# should I buy a CZ75 BD



## dougkn

Came across a gently used CZ75 BD at my LGS. I'm probably preaching to the choir.....so is it a no brainer?
Feels great in the hand and it's a nice change from all the poly pistols out there now. 

Been looking for information and came across this forum. 

Thanks for any feedback

Doug in CT


----------



## TAPnRACK

How much?


----------



## dougkn

From what I have seen its on the high side...$525
According to the owner of the store the guy who bought it didn't like the decocker version so he brought it back. I gave it a once over twice...I was there yesterday and again today and it's practically new.


----------



## TAPnRACK

That's what I paid for my CZ 75 BD Police model, seems like a fair price in todays market.

Very accurate gun for the price. The DA pull leaves a lot to be desired (too heavy), but the SA is pure bliss to shoot (crisp, clean break).

Lots of ways to customize CZ 75's too.


----------



## dougkn

I've seen some forum posts on the police model... Where did you find it and what's the difference from the standard BD?


----------



## shouldazagged

I'm not up on the current models, but I had a pre-B CZ75 and wish I still had it. Lovely pistol. My guess is that it's still true that if it says CZ on the slide it's a damn fine gun.


----------



## TAPnRACK

The Police model has a serrated trigger face, extended mag release button and a loaded chamber indicator on the top of the slide. 

That's about it.

I stumbled upon it at my lgs... wasen't really looking for it... but was looking for a pistol for IDPA. They received one in a shipment by accident, so I took advantage since CZ had such a good reputation for quality and accuracy.


----------



## dougkn

Thanks for the info. The more I hear about it the more I want one. I have it on hold at the store. I'm pretty sure ill be bringing it home this weekend


----------



## TAPnRACK

No problem, I'm still breaking mine in... any questions, just ask.


----------



## high pockets

I have a CZ85B, which is the ambi version of the CZ75B (I'm a lefty). It's a great shooter and quite comfortable. CZs often have a lot of FTEs and FTFs when they are very new, but by the time you put about 200 rounds through it, all the feeding issues go away. They just need to get their springs broken in.

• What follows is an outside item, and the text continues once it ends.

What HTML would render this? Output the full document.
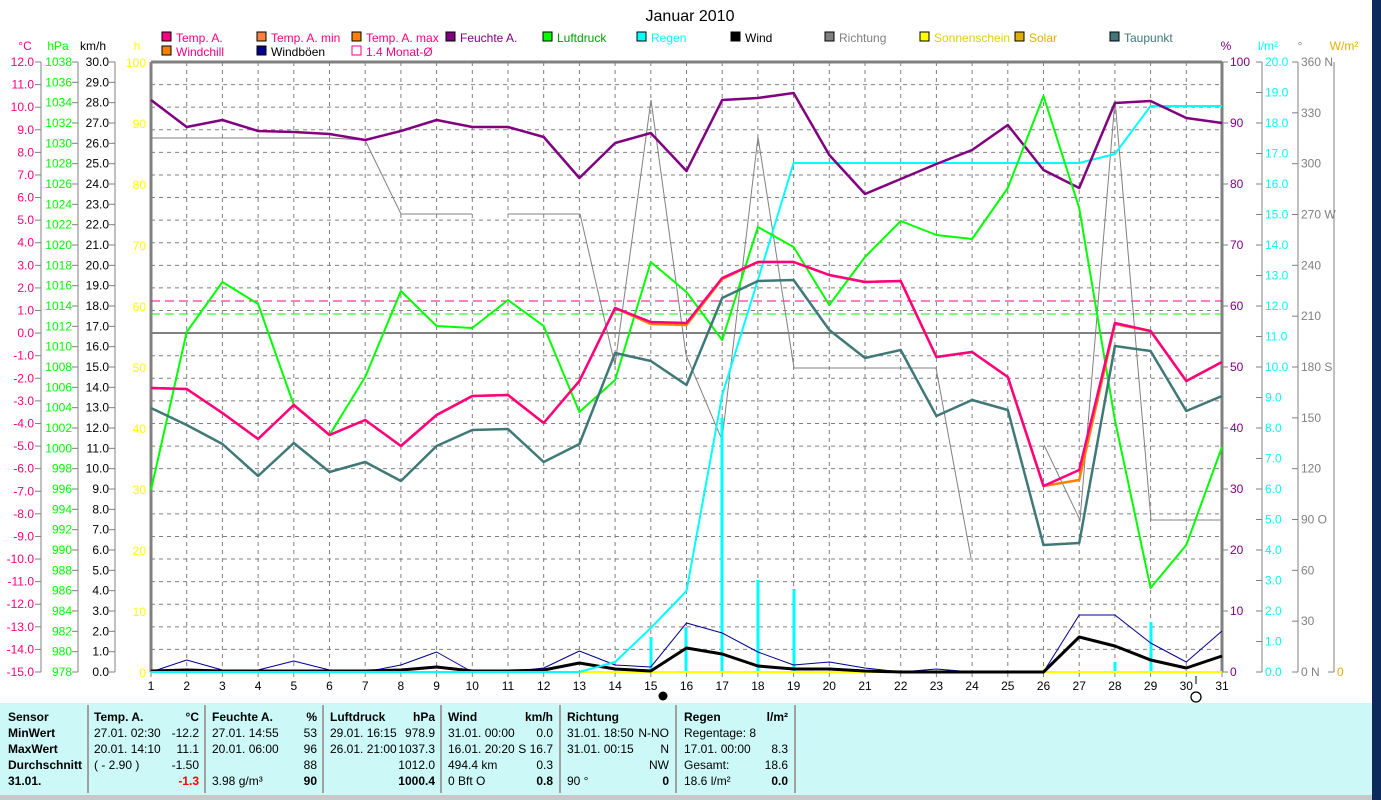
<!DOCTYPE html>
<html><head><meta charset="utf-8"><style>
html,body{margin:0;padding:0;background:#fff;width:1381px;height:800px;overflow:hidden;font-family:"Liberation Sans",sans-serif}
svg{position:absolute;left:0;top:0}
</style></head><body>
<svg id="s" width="1381" height="800" xmlns="http://www.w3.org/2000/svg" font-family="Liberation Sans, sans-serif" font-size="12"></svg>
<script>
const S=document.getElementById('s');let h='';
const X=d=>151+(d-1)*35.7;
const L=(x1,y1,x2,y2,c,w,da)=>h+=`<line x1="${x1}" y1="${y1}" x2="${x2}" y2="${y2}" stroke="${c}" stroke-width="${w||1}" ${da?`stroke-dasharray="${da}"`:''}/>`;
const T=(x,y,t,c,a,extra)=>h+=`<text x="${x}" y="${y}" fill="${c}" text-anchor="${a||'start'}" ${extra||''}>${t}</text>`;
const P=(ys,c,w)=>h+=`<polyline fill="none" stroke="${c}" stroke-width="${w}" stroke-linejoin="round" points="${ys.map((y,i)=>X(i+1)+','+y).join(' ')}"/>`;
h+=`<rect x="1372" y="0" width="9" height="800" fill="#0c2a5c"/>`;
T(690,21,'Januar 2010','#000','middle','font-size="16"');
for(let i=1;i<27;i++){let y=62+i*610/27;L(151,y,1222,y,'#808080',1,'4 4');}
for(let d=2;d<=30;d++)L(X(d),62,X(d),672,'#808080',1,'4 4');
L(151,62,1222,62,'#808080',3);L(151,62,151,672,'#808080',3);L(1222,62,1222,672,'#808080',3);
// left axes
L(41,62,41,672,'#808080');L(78,62,78,672,'#808080');L(115,62,115,672,'#808080');
T(25,50,'°C','#ff0080','middle');T(58,50,'hPa','#00ff00','middle');T(93,50,'km/h','#000','middle');T(137,50,'h','#ffff00','middle');
for(let i=0;i<=27;i++){let y=62+i*610/27;L(35,y,41,y,'#808080');T(34,y+4,(12-i).toFixed(1),'#ff0080','end');}
for(let i=0;i<=30;i++){let y=62+i*610/30;L(72,y,78,y,'#808080');T(72,y+4,1038-2*i,'#00ff00','end');
 L(109,y,115,y,'#808080');T(109,y+4,(30-i).toFixed(1),'#000','end');}
for(let i=0;i<=10;i++){let y=62+i*61;T(146,y+5,100-10*i,'#ffff00','end');}
// right axes
L(1262,62,1262,672,'#808080');L(1298,62,1298,672,'#808080');L(1334,62,1334,672,'#808080');
T(1226,50,'%','#800080','middle');T(1268,50,'l/m²','#00ffff','middle');T(1300,50,'°','#808080','middle');T(1344,50,'W/m²','#e0b000','middle');
for(let i=0;i<=10;i++){let y=62+i*61;L(1222,y,1228,y,'#808080');T(1230,y+4,100-10*i,'#800080');}
for(let i=0;i<=20;i++){let y=62+i*30.5;L(1256,y,1262,y,'#808080');T(1265,y+4,(20-i).toFixed(1),'#00ffff');}
const dn={360:'360 N',270:'270 W',180:'180 S',90:'90 O',0:'0 N'};
for(let i=0;i<=12;i++){let y=62+i*610/12,v=360-30*i;L(1292,y,1298,y,'#808080');T(1301,y+4,dn[v]||v,'#808080');}
L(1328,672,1334,672,'#808080');T(1337,676,'0','#e0b000');
for(let d=1;d<=31;d++){L(X(d),672,X(d),677,'#808080');T(X(d),690,d,'#000','middle');}
h+=`<circle cx="663" cy="696" r="4.5" fill="#000"/><circle cx="1196" cy="697" r="5" fill="none" stroke="#000" stroke-width="1.3"/>`;L(1196,676,1196,684,'#000');
// ref lines
L(151,333,1222,333,'#808080',2);
L(151,301,1222,301,'#ff0080',1,'9 5');L(151,314,1222,314,'#00ff00',1,'9 5');
// richtung
h+=`<polyline fill="none" stroke="#808080" stroke-width="1" points="151,138 330,138 365,140 401,214 472,214"/>`;
h+=`<polyline fill="none" stroke="#808080" stroke-width="1" points="508,214 580,214 615,365 651,100 686,355 722,440 758,137 794,368 936,368 971,558"/>`;
h+=`<polyline fill="none" stroke="#808080" stroke-width="1" points="1044,445 1080,520 1115,100 1151,520 1222,520"/>`;
[[651,637],[686,627],[722,418],[758,580],[794,589],[1115,662],[1151,622]].forEach(b=>L(b[0],b[1],b[0],672,'#00ffff',3));
L(151,672,1222,672,'#ffff00',2);
P([672,660,670,670,661,670,672,665,652,672,672,668,651,665,667,623,633,652,665,662,668,672,669,672,672,672,615,615,643,662,631],'#000090',1);
P([671,670,671,671,671,671,671,670,667,671,671,670,663,669,671,648,654,666,669,669,671,672,672,672,672,672,637,646,660,668,656],'#000',3);
P([672,672,672,672,672,672,672,672,672,672,672,672,672,662,628,591,395,280,163,163,163,163,163,163,163,163,163,154,106,106,106],'#00ffff',2);
P([100,127,120,131,132,134,140,131,120,127,127,137,178,143,133,171,100,98,93,155,194,179,164,150,125,170,188,103,101,118,123],'#800080',2.5);
P([490,332,282,304,405,435,377,291,326,328,300,326,412,380,262,292,340,227,247,305,257,221,235,239,188,96,208,420,588,545,447],'#00ff00',2);
P([408,425,444,476,443,472,462,481,446,430,429,462,444,353,361,385,298,281,280,330,358,350,416,400,410,545,543,346,351,411,396],'#407878',2.5);
P([388,389,413,439,405,435,420,446,415,396,395,423,381,308,324,325,279,262,262,275,282,281,357,352,377,486,480,324,331,381,362],'#ff8000',2.5);
P([388,389,413,439,405,435,420,446,415,396,395,423,381,308,322,323,278,262,262,275,282,281,357,352,377,486,470,323,331,381,362],'#ff0080',2.5);
const lg=[[162,'#ff0080','Temp. A.','#ff0080'],[257,'#ff8040','Temp. A. min','#ff0080'],[352,'#ff8000','Temp. A. max','#ff0080'],[446,'#800080','Feuchte A.','#800080'],[543,'#00ff00','Luftdruck','#00a000'],[637,'#00ffff','Regen','#00ffff'],[731,'#000','Wind','#000'],[825,'#808080','Richtung','#808080'],[920,'#ffff00','Sonnenschein','#e0d000'],[1015,'#e0b000','Solar','#e0b000'],[1110,'#407878','Taupunkt','#407878']];
lg.forEach(l=>{h+=`<rect x="${l[0]}" y="32" width="9" height="9" fill="${l[1]}" stroke="#000"/>`;T(l[0]+14,42,l[2],l[3]);});
h+=`<rect x="162" y="46" width="9" height="9" fill="#ff8000" stroke="#000"/>`;T(176,56,'Windchill','#ff0080');
h+=`<rect x="257" y="46" width="9" height="9" fill="#000090" stroke="#000"/>`;T(271,56,'Windböen','#000');
h+=`<rect x="352" y="46" width="9" height="9" fill="none" stroke="#ff0080"/>`;T(366,56,'1.4 Monat-Ø','#ff0080');
h+=`<rect x="0" y="703" width="1372" height="92" fill="#ccf8f8"/><rect x="0" y="795" width="1372" height="5" fill="#c8c8c8"/>`;
[88,205,323,441,560,676,795].forEach(x=>L(x,705,x,793,'#a0a0a0',2));
const rows=[717,733,749,765,781];
const B='font-weight="bold"';
['Sensor','MinWert','MaxWert','Durchschnitt','31.01.'].forEach((t,i)=>T(8,rows[i]+4,t,'#000','start',B));
const col=(xl,xr,L1,R1)=>{L1.forEach((t,i)=>t&&T(xl,rows[i]+4,t,'#000','start',i==0?B:''));R1.forEach((t,i)=>t&&T(xr,rows[i]+4,t,i==4&&xl==94?'#ff0000':'#000','end',(i==0||i==4)?B:''));};
col(94,199,['Temp. A.','27.01.  02:30','20.01.  14:10','  ( - 2.90 )',''],['°C','-12.2','11.1','-1.50','-1.3']);
col(212,317,['Feuchte A.','27.01.  14:55','20.01.  06:00','','3.98 g/m³'],['%','53','96','88','90']);
col(330,435,['Luftdruck','29.01.  16:15','26.01.  21:00','',''],['hPa','978.9','1037.3','1012.0','1000.4']);
col(448,553,['Wind','31.01.  00:00','16.01.  20:20','494.4 km',' 0 Bft O'],['km/h','0.0','S 16.7','0.3','0.8']);
col(567,669,['Richtung','31.01.  18:50','31.01.  00:15','',' 90 °'],['','N-NO','N','NW','0']);
col(684,788,['Regen','Regentage: 8','17.01.  00:00','Gesamt:',' 18.6 l/m²'],['l/m²','','8.3','18.6','0.0']);
S.innerHTML=h;
</script>
</body></html>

My CZ85B was $569 a couple years ago, so the price you indicated does not seem out of line. CZs were widely used in the communist bloc countries for many years, in fact it was probably the top law enforcement pistol of the time. They began showing up in the U.S. after the fall of the Berlin wall, and they remain, in my opinion, one of the most underrated pistols around.

I use mine in IDPA.










Good luck with your new acquisition.


----------



## Overkill0084

> should I buy a CZ75 BD


Yes, you should.
Aside from having some of the ugliest OEM grips around, they are great pistols. 
Nicer grips are easy to find. I eventually added a set of CZ walnut grips and an adjustable rear sight.

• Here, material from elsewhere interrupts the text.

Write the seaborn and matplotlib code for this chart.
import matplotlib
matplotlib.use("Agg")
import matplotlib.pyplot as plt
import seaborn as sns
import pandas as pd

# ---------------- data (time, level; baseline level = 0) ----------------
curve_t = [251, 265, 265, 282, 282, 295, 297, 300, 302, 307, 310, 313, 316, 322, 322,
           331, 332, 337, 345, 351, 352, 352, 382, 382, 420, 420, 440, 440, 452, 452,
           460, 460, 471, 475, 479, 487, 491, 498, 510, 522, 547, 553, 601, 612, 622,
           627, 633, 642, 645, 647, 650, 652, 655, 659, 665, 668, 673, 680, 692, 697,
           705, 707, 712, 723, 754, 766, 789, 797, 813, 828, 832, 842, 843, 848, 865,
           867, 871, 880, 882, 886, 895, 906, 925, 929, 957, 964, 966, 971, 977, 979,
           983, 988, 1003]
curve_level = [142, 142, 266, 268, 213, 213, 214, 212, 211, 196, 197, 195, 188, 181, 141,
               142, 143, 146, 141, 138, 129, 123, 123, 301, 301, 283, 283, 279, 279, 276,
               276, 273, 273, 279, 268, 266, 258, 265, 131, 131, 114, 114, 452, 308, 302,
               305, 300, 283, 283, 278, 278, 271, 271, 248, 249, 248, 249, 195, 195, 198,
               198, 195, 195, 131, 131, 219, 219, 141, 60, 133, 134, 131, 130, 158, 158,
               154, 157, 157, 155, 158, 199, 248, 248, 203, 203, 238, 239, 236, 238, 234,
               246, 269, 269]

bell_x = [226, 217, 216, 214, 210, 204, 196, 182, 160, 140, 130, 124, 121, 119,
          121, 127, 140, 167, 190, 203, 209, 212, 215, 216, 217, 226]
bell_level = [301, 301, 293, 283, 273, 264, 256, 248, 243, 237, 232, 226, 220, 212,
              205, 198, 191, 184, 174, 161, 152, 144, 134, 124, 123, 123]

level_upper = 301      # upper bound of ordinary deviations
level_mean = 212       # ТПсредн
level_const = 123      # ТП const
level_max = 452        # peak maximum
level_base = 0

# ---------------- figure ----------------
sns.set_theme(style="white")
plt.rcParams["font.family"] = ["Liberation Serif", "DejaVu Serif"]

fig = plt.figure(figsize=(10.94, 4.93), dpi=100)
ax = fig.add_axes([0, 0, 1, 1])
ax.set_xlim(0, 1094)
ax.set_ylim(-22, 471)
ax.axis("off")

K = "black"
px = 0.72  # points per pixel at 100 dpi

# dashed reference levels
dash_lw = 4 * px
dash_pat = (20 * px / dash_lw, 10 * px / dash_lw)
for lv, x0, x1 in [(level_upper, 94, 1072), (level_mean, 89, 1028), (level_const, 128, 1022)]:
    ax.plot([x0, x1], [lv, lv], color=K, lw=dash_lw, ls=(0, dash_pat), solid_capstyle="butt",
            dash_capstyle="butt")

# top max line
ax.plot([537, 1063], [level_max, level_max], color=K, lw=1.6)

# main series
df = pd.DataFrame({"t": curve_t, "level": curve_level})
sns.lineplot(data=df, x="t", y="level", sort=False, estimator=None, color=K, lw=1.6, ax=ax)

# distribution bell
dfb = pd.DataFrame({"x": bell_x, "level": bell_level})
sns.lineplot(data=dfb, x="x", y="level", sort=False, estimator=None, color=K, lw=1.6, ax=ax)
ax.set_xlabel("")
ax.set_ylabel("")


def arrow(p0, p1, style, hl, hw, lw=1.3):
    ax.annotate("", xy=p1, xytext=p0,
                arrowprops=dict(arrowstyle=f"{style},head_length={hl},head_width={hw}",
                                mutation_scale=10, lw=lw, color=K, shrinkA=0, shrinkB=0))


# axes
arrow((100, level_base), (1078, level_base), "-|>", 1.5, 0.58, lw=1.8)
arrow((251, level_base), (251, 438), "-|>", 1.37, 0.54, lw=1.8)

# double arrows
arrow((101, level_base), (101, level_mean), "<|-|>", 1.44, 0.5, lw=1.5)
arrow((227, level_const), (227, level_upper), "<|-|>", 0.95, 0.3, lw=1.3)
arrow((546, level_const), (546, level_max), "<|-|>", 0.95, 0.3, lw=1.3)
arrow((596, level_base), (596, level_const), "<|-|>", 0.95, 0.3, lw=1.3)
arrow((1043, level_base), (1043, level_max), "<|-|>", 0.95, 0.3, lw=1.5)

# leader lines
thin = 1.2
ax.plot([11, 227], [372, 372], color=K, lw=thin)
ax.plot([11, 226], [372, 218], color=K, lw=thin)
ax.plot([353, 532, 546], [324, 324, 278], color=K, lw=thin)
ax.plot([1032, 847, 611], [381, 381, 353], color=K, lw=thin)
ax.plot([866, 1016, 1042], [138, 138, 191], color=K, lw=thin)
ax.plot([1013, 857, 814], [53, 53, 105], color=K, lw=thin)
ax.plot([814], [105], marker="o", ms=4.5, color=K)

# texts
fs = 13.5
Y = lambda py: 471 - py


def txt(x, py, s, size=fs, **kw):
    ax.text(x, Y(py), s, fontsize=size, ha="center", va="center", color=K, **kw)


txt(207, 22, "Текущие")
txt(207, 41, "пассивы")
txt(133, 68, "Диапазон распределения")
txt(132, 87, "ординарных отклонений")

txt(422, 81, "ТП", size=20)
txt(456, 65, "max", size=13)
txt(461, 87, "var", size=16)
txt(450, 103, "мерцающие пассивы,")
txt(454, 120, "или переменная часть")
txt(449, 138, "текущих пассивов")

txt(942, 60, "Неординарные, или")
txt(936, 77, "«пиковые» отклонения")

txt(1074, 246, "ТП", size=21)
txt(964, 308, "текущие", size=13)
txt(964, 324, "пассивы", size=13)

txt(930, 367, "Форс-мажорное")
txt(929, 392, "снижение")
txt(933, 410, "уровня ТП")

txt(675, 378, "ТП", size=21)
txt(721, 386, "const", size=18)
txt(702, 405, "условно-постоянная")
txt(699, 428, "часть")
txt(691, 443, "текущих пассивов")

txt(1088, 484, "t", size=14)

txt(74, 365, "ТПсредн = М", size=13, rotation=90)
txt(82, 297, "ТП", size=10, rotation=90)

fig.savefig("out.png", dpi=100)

FYI: The Kadet Kit is a worthwhile addition when there is .22 ammo available.


----------



## dougkn

yeah...I don't own it yet but I'm already looking at grips and sights for it. where did you get the sights done?


----------



## TAPnRACK

Ordering from CZ USA is fast & easy... they ship quick and you can either do the work yourself or take the parts to your local gunsmith for installation. 

Grips & sights are actually affordable on their website too... great place for parts and other CZ goodies.


----------



## Overkill0084

dougkn said:


> yeah...I don't own it yet but I'm already looking at grips and sights for it. where did you get the sights done?

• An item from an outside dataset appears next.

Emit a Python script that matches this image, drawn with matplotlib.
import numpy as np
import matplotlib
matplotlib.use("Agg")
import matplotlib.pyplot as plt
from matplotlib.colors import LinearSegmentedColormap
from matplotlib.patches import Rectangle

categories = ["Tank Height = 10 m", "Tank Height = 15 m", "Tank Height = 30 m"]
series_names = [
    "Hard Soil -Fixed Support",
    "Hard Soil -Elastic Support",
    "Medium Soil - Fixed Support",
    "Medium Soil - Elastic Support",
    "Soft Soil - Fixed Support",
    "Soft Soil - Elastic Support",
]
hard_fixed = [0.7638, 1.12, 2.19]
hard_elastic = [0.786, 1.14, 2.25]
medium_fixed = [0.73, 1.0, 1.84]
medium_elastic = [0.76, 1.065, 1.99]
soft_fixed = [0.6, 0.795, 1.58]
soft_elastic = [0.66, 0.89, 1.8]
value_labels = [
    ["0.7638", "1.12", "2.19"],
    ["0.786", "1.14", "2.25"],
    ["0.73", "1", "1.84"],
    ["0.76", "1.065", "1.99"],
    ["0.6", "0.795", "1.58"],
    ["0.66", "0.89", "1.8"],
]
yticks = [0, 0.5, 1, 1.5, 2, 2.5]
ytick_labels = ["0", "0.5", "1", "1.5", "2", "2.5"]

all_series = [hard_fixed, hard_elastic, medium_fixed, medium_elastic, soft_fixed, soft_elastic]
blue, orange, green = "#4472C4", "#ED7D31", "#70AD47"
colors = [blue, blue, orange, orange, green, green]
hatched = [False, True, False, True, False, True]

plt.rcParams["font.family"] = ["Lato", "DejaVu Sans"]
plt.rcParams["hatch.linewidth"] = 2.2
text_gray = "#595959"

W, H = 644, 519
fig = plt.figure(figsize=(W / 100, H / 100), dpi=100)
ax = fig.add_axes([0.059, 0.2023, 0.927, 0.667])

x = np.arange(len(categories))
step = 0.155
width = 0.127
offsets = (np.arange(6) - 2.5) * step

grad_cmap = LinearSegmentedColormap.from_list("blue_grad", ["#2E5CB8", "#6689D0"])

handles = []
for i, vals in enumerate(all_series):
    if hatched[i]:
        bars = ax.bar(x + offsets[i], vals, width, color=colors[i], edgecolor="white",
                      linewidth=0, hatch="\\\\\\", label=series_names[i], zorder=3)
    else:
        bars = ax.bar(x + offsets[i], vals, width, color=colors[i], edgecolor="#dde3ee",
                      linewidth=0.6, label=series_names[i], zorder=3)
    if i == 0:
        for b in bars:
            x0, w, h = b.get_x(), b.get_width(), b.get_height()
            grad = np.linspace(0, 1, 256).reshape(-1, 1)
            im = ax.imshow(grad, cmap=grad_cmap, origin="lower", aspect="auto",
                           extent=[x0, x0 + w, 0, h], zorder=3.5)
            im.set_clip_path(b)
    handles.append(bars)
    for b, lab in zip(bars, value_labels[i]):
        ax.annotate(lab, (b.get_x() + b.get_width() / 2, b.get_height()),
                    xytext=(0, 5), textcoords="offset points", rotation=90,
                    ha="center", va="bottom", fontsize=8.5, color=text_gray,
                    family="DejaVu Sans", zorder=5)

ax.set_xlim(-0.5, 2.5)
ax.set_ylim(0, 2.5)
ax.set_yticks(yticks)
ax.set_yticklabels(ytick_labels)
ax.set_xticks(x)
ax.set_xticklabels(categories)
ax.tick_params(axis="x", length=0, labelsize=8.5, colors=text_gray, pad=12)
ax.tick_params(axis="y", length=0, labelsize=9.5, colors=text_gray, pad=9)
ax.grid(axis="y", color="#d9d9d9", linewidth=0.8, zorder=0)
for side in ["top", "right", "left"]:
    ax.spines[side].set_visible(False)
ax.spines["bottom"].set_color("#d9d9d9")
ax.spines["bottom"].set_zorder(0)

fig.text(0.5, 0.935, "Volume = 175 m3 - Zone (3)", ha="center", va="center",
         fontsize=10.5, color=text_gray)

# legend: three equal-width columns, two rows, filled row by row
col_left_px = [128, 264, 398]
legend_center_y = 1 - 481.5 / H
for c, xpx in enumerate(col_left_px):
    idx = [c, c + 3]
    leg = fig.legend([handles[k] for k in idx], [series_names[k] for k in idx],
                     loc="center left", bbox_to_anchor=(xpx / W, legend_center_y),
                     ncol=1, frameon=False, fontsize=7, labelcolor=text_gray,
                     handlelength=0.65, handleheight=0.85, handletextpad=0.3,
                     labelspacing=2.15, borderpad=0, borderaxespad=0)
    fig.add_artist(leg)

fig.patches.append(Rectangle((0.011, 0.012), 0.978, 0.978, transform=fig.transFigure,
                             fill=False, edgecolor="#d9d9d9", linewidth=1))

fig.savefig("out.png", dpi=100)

The pictured sights are as delivered with the Kadet Kit. http://shop.cz-usa.com/P-01610/Cz-75-Kadet-Adapter-Cal-22-Lr-Black-Polycoat.aspx
On the 9 mm slide, I ordered the sight online and had a gunsmith install it: Precision Sales International, Inc.
The grips I ordered from CZ: WALNUT GRIPS CZ 75
Also worth checking: https://vzgrips.com/gun-grips/cz-75 VZ Grips make some truly excellent 1911 grips, I suspect the ones for CZ would be excellent too.



> Ordering from CZ USA is fast & easy... they ship quick and you can either do the work yourself or take the parts to your local gunsmith for installation. Grips are actually affordable on their website too.


+1
I would add that my dealings with their Customer Service Folks (both CZ & Dan Wesson) have been excellent.


----------



## TAPnRACK

If CZ is out of stock, my next choice is Midway USA which has the fiber optic sights in stock right now.


----------



## dougkn

Well I bought it yesterday and went to the range. It appears to have a little more use than was implied but the gun is in good condition and shot very well. I do plan on changing the grips. It's a 2011 model.


----------



## deskjockey12

The 75BD is my third CZ acquisition, all in 9mm. Additionally, I have the 75 sp-01 and the p-07 DUTY. To answer your question "should I buy a CZ 75BD"...........yes, or any CZ for that matter imho. I have a medium sized hand and no gun I own or have rented at the range feels better when holding and shooting than any of my CZs. As you say though, preaching to the choir. lol Enjoy.


----------